▶ _DATASET ROWS_:
____

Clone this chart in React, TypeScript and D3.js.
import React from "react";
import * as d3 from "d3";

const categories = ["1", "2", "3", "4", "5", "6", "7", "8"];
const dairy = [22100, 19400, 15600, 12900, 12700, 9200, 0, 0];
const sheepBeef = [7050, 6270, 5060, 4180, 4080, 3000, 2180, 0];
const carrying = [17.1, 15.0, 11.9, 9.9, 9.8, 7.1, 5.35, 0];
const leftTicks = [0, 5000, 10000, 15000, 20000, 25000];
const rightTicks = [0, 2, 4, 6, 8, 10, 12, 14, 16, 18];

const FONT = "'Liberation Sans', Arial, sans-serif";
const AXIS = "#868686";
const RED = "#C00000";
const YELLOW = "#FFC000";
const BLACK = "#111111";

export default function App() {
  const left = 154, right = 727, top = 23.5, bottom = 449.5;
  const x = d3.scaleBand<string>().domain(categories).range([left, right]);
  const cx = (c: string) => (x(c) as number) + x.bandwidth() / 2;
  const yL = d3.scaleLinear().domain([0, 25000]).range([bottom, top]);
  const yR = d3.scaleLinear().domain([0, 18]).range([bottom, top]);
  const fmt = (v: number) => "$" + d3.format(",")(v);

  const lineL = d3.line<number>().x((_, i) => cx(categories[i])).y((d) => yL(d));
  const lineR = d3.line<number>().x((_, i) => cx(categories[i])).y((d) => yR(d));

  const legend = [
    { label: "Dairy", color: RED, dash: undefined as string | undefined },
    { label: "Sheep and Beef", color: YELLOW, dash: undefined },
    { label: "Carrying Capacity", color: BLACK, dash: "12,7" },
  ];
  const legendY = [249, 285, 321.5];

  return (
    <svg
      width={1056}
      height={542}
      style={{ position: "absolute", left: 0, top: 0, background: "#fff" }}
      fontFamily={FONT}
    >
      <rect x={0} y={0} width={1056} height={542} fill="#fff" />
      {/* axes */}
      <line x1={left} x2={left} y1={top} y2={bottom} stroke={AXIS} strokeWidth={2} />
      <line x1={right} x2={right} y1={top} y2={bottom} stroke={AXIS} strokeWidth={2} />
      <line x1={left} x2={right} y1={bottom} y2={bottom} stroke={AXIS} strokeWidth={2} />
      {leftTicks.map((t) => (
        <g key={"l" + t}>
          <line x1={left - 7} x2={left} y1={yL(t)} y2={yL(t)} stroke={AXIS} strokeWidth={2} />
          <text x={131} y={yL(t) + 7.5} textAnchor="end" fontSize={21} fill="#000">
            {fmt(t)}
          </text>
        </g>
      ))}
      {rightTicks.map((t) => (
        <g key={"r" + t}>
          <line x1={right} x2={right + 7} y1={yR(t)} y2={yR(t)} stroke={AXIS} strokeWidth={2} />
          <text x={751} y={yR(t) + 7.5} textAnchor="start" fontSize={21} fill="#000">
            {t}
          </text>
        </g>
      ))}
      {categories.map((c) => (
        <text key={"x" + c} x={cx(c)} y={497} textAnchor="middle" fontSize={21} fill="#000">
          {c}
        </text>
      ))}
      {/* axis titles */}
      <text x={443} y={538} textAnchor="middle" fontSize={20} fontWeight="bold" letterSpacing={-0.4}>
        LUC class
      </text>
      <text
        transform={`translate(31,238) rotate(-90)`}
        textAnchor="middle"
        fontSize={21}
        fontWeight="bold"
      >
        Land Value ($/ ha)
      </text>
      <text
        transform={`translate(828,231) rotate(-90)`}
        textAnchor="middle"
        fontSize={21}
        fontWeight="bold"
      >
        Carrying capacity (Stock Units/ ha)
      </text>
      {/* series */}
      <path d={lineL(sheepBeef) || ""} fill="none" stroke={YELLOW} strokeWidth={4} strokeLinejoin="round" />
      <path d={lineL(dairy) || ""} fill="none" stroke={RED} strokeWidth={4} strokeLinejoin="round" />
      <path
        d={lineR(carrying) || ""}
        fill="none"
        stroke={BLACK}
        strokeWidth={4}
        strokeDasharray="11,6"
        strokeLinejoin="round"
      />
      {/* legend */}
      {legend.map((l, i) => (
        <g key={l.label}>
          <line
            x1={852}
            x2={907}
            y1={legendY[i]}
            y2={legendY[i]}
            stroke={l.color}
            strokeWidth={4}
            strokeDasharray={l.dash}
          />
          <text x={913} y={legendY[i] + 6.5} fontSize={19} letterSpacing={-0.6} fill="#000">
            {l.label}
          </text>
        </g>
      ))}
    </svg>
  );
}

____

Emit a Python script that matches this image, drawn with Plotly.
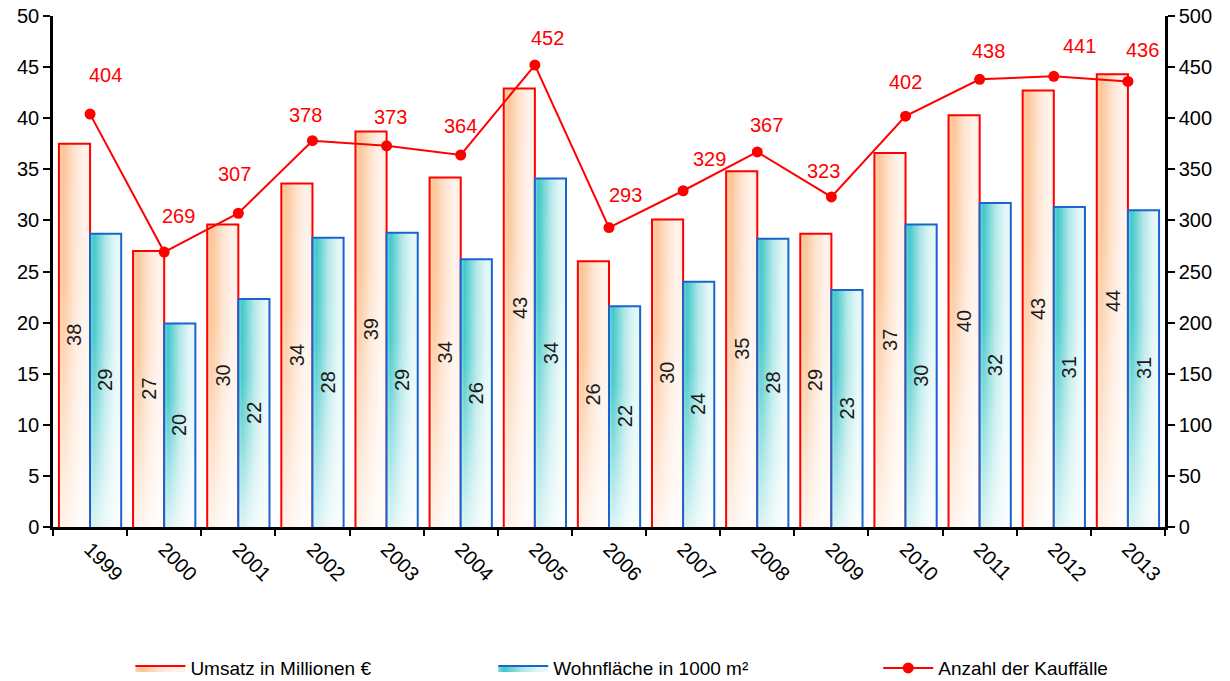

____

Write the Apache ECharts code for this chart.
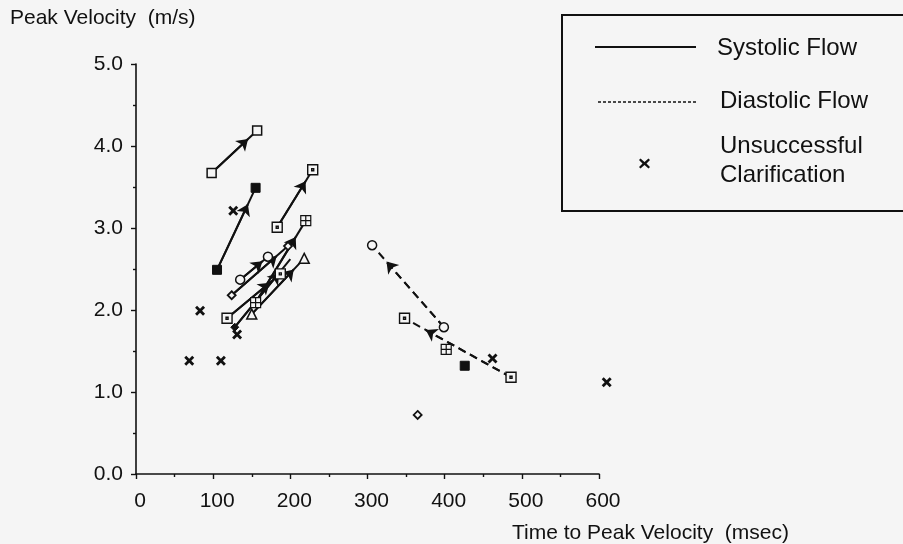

____

▶ _TASK GOAL_: Reproduce exactly the lines from the one containing "Clone this chart" through the one containing "14, 16, 18];", inclusive, and nothing else.

▶ _TASK RESULT_:
Clone this chart in React, TypeScript and D3.js.
import React from "react";
import * as d3 from "d3";

const categories = ["1", "2", "3", "4", "5", "6", "7", "8"];
const dairy = [22100, 19400, 15600, 12900, 12700, 9200, 0, 0];
const sheepBeef = [7050, 6270, 5060, 4180, 4080, 3000, 2180, 0];
const carrying = [17.1, 15.0, 11.9, 9.9, 9.8, 7.1, 5.35, 0];
const leftTicks = [0, 5000, 10000, 15000, 20000, 25000];
const rightTicks = [0, 2, 4, 6, 8, 10, 12, 14, 16, 18];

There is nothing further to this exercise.